I found more time for reading about poetry than writing about it this week. Here are some extracts from articles that I enjoyed.
Yousif M. Qasmiyeh’s Writing the Camp is a debut of remarkable enquiry into the idea of the refugee camp, specifically the Baddawi camp in Lebanon where Qasmiyeh was once based with his family. With its exploration of lyric address, fragmented sequential passages and stretches of parablesque meditational prose, Qasmiyeh is comfortable writing through (but also resisting) various poetic forms. Adept as philosopher or poet, frequently amalgamating both, the texts here are tonally confident yet vulnerable. This is an open poetics, personal and speculative, confessional yet innovative. There’s a waft of Derrida in the more conceptual moments in considering Qasmiyeh’s central question: what is a refugee camp? The poet weaves in archival considerations in providing the impossible answer:
Only refugees can forever write the archive.
The camp owns the archive, not God.
For the archive not to fall apart, it weds the camp unceremoniously.
The question of a camp archive is also the question of the camp’s survival beyond speech.
(‘Refugees are dialectical beings’)
The writing is both disturbing and captivating and, where it chooses to be, furnished with poetic flourishes that transform what is observed into what is revealed:
The moon is the birthmark of the refugee.
His birth equates to the mauling of his entire body.
(‘A sudden utterance of the stranger’)
We walk, so we think, never in the absolute presence of one another, breathing the blindman’s stick.
(‘A soliloquy before time’)
What is novel in Newlyn’s ars poetica is that the book forgoes explanatory prose and is comprised entirely of short poems, and each of these takes some form or aspect of poetic technique as its subject, which the poet proceeds to define or demonstrate through its use in the poem. Here is an example in full (titled “Than-bauk”):
Caught in the wall,
this dry fallen leaf:
a brief trophy.
A than-bauk is an epigrammatic Burmese form that brings to mind the brevity of the more popular Japanese haiku. It comprises three lines of four syllables each. Its rhyme pattern jumps a syllable with each line, falling on the second syllable of the last line, the third syllable on the middle line and the fourth syllable on the first line. In a primer of verse, then, it is fair to wonder why Newlyn’s poem doesn’t read more like this: “Caught in the wall / this dry fall leaf: / a small trophy”. Excepting the incongruous Americanism (Newlyn grew up in Leeds), it would make for a more faithful and regular exemplar.

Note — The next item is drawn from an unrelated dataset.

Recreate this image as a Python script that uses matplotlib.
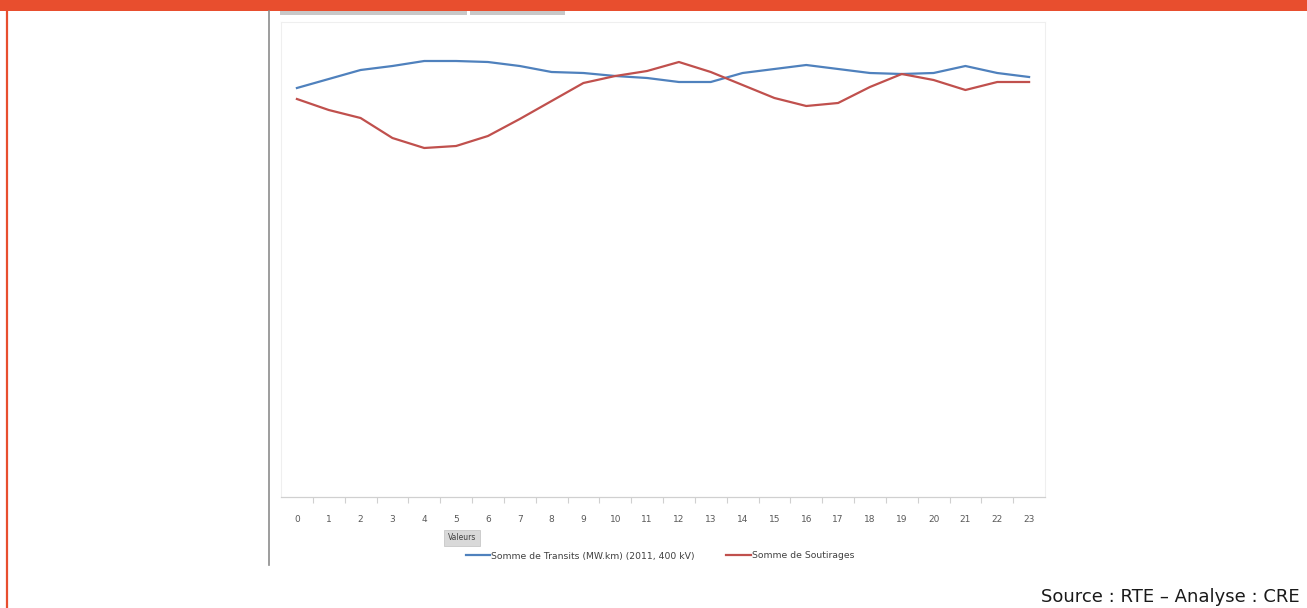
import matplotlib.pyplot as plt
from matplotlib.lines import Line2D
from matplotlib.patches import Rectangle

# Heures de la journée et profils (unités relatives)
heures = list(range(24))
transits = [409, 418, 427, 431, 436, 436, 435, 431, 425, 424, 421, 419,
            415, 415, 424, 428, 432, 428, 424, 423, 424, 431, 424, 420]
soutirages = [398, 387, 379, 359, 349, 351, 361, 378, 396, 414, 421, 426,
              435, 425, 412, 399, 391, 394, 410, 423, 417, 407, 415, 415]

label_transits = "Somme de Transits (MW.km) (2011, 400 kV)"
label_soutirages = "Somme de Soutirages"

ORANGE = "#E84E2E"
BLEU = "#4F81BD"
ROUGE = "#C0504D"

W, H = 1307, 608
fig = plt.figure(figsize=(W / 100, H / 100), dpi=100)

# Décor de la page : bandeau orange, filet gauche, séparateur gris
fig.add_artist(Rectangle((0, 1 - 11 / H), 1, 11 / H, transform=fig.transFigure,
                         facecolor=ORANGE, edgecolor="none"))
fig.add_artist(Line2D([6.5 / W, 6.5 / W], [0, 1], transform=fig.transFigure,
                      color=ORANGE, linewidth=1.6))
fig.add_artist(Line2D([268.5 / W, 268.5 / W], [1 - 565 / H, 1 - 11 / H],
                      transform=fig.transFigure, color="#8C8C8C", linewidth=1.2))
# ombres des boutons du graphique croisé
for x0, x1 in [(280, 467), (470, 565)]:
    fig.add_artist(Rectangle((x0 / W, 1 - 15 / H), (x1 - x0) / W, 4 / H,
                             transform=fig.transFigure, facecolor="#C8C8C8",
                             edgecolor="none"))

ax = fig.add_axes([281 / W, 1 - 497 / H, (1045 - 281) / W, (497 - 22) / H])
ax.plot(heures, transits, color=BLEU, linewidth=1.6, label=label_transits)
ax.plot(heures, soutirages, color=ROUGE, linewidth=1.6, label=label_soutirages)

ax.set_xlim(-0.5, 23.5)
ax.set_ylim(0, 475)
ax.set_yticks([])
ax.set_xticks(heures)
ax.set_xticklabels([str(h) for h in heures], fontsize=6.5, color="#595959")
ax.set_xticks([h + 0.5 for h in heures[:-1]], minor=True)
ax.tick_params(axis="x", which="major", length=0, pad=13)
ax.tick_params(axis="x", which="minor", length=4, color="#D0D0D0", width=0.8)

for side in ["top", "left", "right"]:
    ax.spines[side].set_color("#EFEFEF")
    ax.spines[side].set_linewidth(0.8)
ax.spines["bottom"].set_color("#D0D0D0")
ax.spines["bottom"].set_linewidth(0.9)

# bouton "Valeurs"
fig.text(462 / W, 1 - 538 / H, "Valeurs", fontsize=5.5, color="#404040",
         ha="center", va="center",
         bbox=dict(boxstyle="square,pad=0.45", facecolor="#D9D9D9", edgecolor="#C0C0C0",
                   linewidth=0.5))

fig.legend(loc="center", bbox_to_anchor=(660 / W, 1 - 556 / H), ncol=2,
           frameon=False, fontsize=6.7, handlelength=2.6, handletextpad=0.15,
           columnspacing=3.4, labelcolor="#404040")

fig.text(1300 / W, 1 - 597 / H, "Source : RTE \u2013 Analyse : CRE", fontsize=13,
         ha="right", va="center", color="#1A1A1A")

fig.savefig("out.png", dpi=100)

There is an endearing quality to the book, nonetheless – an effect of Newlyn’s gently instructive tone and her abiding love for the landscape she describes. The Craft of Poetry’s more than 100 poems are set in the North Yorkshire valley of Widdale, and the stream or beck in which Newlyn played as a child is the book’s core image and seemingly inexhaustible source of metaphor; its clear water, flowing through poem after poem, is channelled into explanations of any aspect of craft you might pluck from the contents page. “Everywhere you move / the beck’s sound shapes your sense / of where you are” (“Sound”); “Line-length brings shape as to a moving body / and the stream is held in check / by two banks of space” (“Line”); “In a simile, you see both banks of the beck / and the bridge between” (“Simile”).
In 1995 I organised a poetry reading and invited Donald Davie, who read in St John’s with Seamus Heaney and James Fenton. Davie informed me by letter that he wanted to meet at the Martyrs’ Memorial so I waited here, phoneless and expectant. I thought it was just a convenient meeting-point, but for him it was more. He put down his bags and bowed his head. A staunch protestant footsoldier, Davie talked about them as if we could still smell the burning. I make him sound fierce and maybe he was, but I was an atheist and I spent quite a large part of my twenties trying to be the sort of person I wasn’t in order to measure up to him. He was kind to me and encouraged me when there was no need to. I admired his work, and cared about him deeply. He read that night with amazing power. It was August, hot and sticky. I didn’t know it but he was dying. I was due to visit him in late September, but he died the week before in that unexpected-expected way of cancer sufferers. I sit on the steps of the Martyrs’ Memorial and have a memorial wait.